I've spent most part of my life regretting the way I lived it. I wish I have lived it in many different ways.
Before 2020: I regret not asking (not being interested) for extra classes, like music and quit all the sports I was ok with. Also not making more friends or noticing earlier there was something wrong with me, it would have helped a lot.
Embrace the"weirdness", kinda like contradictory from the last thing mentioned but I just would have been better.
2020: To start with, not cut off all my friends, I was 12 and sick of something but I really needed some friends back them but ran away from the ones I had. There's no o much to say about this year but mainly is that I waisted a lot of time. I could have start losing weight, learn something, discover new good stuff and trying to make money out of something for real. Also shave my head lol. The same goes to 2021 in short.
2022-2023: Trying more stuff about my style or at least wear two pig tails most days. I really left go big chances in middle school due being to scared of my parents, and people in general; I didn't went to the graduation or the camp, I didn't participate in any activity. I really should have took this chance to come out of my bones and try to talk, also to be a better friend. Finally to be brave enough to say that poem, that poem placed the first stone for my academic downfall. Also start losing weight. I just should have tried harder, but I don’t know how to do that.
2023-2024: This was a kind of a bad year for me (imposible year). Mainly cause of the school situation, but only talking a bit louder when I girl said hi to me in the bathrooms would have made it more easy going, I really regret not doing that. Plus I left my academic decline keep dragging me down down, and now I kinda regret it cause all the bonus points would be so useful now. Now going to the biggest regret is not sticking to that girl for the next semester, or not talking earlier about my own interest, it really fucked me up to be all alone again.
About him, obviously, I don’t exactly regret it but I wish i could get the chance to do things the right way and not so creepy. Like I think we could’ve been good friends but I was a creep. I just really had a bad time you know? I was stupid and depressed that made nostalgic of better (still no good) times. It really lead me to try something on my birthday night, it didn’t work tho, that’s how I’m writing this.
2024: Again for the following semester I didn’t stick to her, and I think I should have. I didn’t have a bad time the second half. It’s just that I could have been better, I specially could have been better. Maybe not selling the boy out for another one who didn’t want it, maybe just being nicer to him. And lose weight.

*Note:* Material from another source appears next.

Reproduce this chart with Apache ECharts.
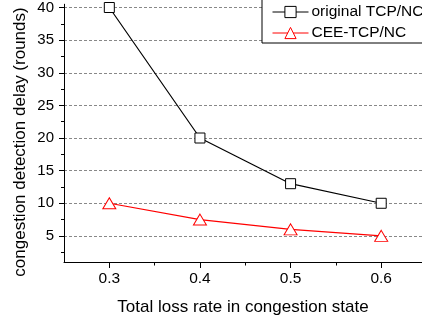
<!DOCTYPE html>
<html>
<head>
<meta charset="utf-8">
<script src="https://cdn.jsdelivr.net/npm/echarts@6/dist/echarts.min.js"></script>
<style>
  html, body { margin: 0; padding: 0; background: #fff; }
  #chart { width: 422px; height: 321px; }
</style>
</head>
<body>
<div id="chart"></div>
<script>
// loss rate on x, delay in rounds on y
var lossRates = [0.3, 0.4, 0.5, 0.6];
var originalDelay = [40, 20, 13, 10];
var ceeDelay = [10, 7.5, 6, 5];
var xMajor = [0.3, 0.4, 0.5, 0.6];
var xMinor = [0.35, 0.45, 0.55];
var yMajor = [5, 10, 15, 20, 25, 30, 35, 40];
var yMinor = [2.5, 7.5, 12.5, 17.5, 22.5, 27.5, 32.5, 37.5];

var font = 'Liberation Sans, Arial, sans-serif';

function pairs(xs, ys) {
    var out = [];
    for (var i = 0; i < xs.length; i++) {
        out.push([xs[i], ys[i]]);
    }
    return out;
}

var myChart = echarts.init(document.getElementById('chart'), null, {renderer: 'canvas'});
var option = {
    animation: false,
    grid: {
        left: 64,
        right: 0,
        top: 0,
        bottom: 59,
        containLabel: false
    },
    legend: {
        orient: 'vertical',
        left: 262,
        top: -4,
        padding: [8, 40, 2, 10],
        itemWidth: 36,
        itemHeight: 14,
        itemGap: 5,
        backgroundColor: '#fff',
        borderColor: '#000',
        borderWidth: 1,
        borderRadius: 0,
        itemStyle: { borderWidth: 1 },
        lineStyle: { width: 1 },
        textStyle: { fontFamily: font, fontSize: 15.5, color: '#000', padding: [0, 0, 0, -2] },
        data: ['original TCP/NC', 'CEE-TCP/NC']
    },
    xAxis: [{
        type: 'value',
        min: 0.25,
        max: 0.645,
        interval: 0.05,
        name: 'Total loss rate in congestion state',
        nameLocation: 'middle',
        nameGap: 37,
        nameTextStyle: { fontFamily: font, fontSize: 17, color: '#000' },
        axisLine: { onZero: false, lineStyle: { color: '#000', width: 1 } },
        axisTick: { inside: false, length: 6, customValues: xMajor, lineStyle: { color: '#000' } },
        axisLabel: {
            customValues: xMajor,
            margin: 9,
            fontFamily: font,
            fontSize: 15.5,
            color: '#000',
            formatter: function (v) { return v.toFixed(1); }
        },
        splitLine: { show: false }
    }, {
        type: 'value',
        position: 'bottom',
        min: 0.25,
        max: 0.645,
        interval: 0.05,
        axisLine: { show: false },
        axisTick: { length: 3.5, customValues: xMinor, lineStyle: { color: '#000' } },
        axisLabel: { show: false },
        splitLine: { show: false }
    }],
    yAxis: [{
        type: 'value',
        min: 1,
        max: 40.5,
        axisLine: { show: true, lineStyle: { color: '#000', width: 1 } },
        axisTick: { length: 5, customValues: yMajor, lineStyle: { color: '#000' } },
        axisLabel: {
            customValues: yMajor,
            margin: 10,
            fontFamily: font,
            fontSize: 15,
            color: '#000'
        },
        splitLine: { show: true, lineStyle: { color: '#888', type: [3, 2], width: 1 } }
    }, {
        type: 'value',
        position: 'left',
        min: 1,
        max: 40.5,
        axisLine: { show: false },
        axisTick: { show: true, length: 3, customValues: yMinor, lineStyle: { color: '#000' } },
        axisLabel: { show: false },
        splitLine: { show: false }
    }],
    graphic: [{
        type: 'text',
        x: 20,
        y: 142,
        rotation: Math.PI / 2,
        style: {
            text: 'congestion detection delay (rounds)',
            fontFamily: font,
            fontSize: 17,
            fill: '#000',
            align: 'center',
            verticalAlign: 'middle'
        }
    }],
    series: [{
        name: 'original TCP/NC',
        type: 'line',
        data: pairs(lossRates, originalDelay),
        symbol: 'rect',
        symbolSize: 10,
        itemStyle: { color: '#fff', borderColor: '#000', borderWidth: 1 },
        lineStyle: { color: '#000', width: 1.2 },
        z: 3
    }, {
        name: 'CEE-TCP/NC',
        type: 'line',
        data: pairs(lossRates, ceeDelay),
        symbol: 'triangle',
        symbolSize: [13, 11],
        itemStyle: { color: '#fff', borderColor: '#f00', borderWidth: 1 },
        lineStyle: { color: '#f00', width: 1.2 },
        z: 3
    }]
};
myChart.setOption(option);
</script>
</body>
</html>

2025: God I was such a loser this year! Actually I have been such a loser most part of my life! I should have tried to talk to more people so now I would not be stuck, I could have been a better friend and a better whatever I am. And lose weight.
I’ve made so many plans and had so many dreams through my life. Never fulfilled any of them, never did anything at all! Nor bad or good. I’ll probably keep making regrets all my life. In two years I’ll regret what I didn’t today and so on and on.
I’m not hopeful about things changing, that would be stupid. But I’m stupid anyway.
At lest I hope this to work somehow.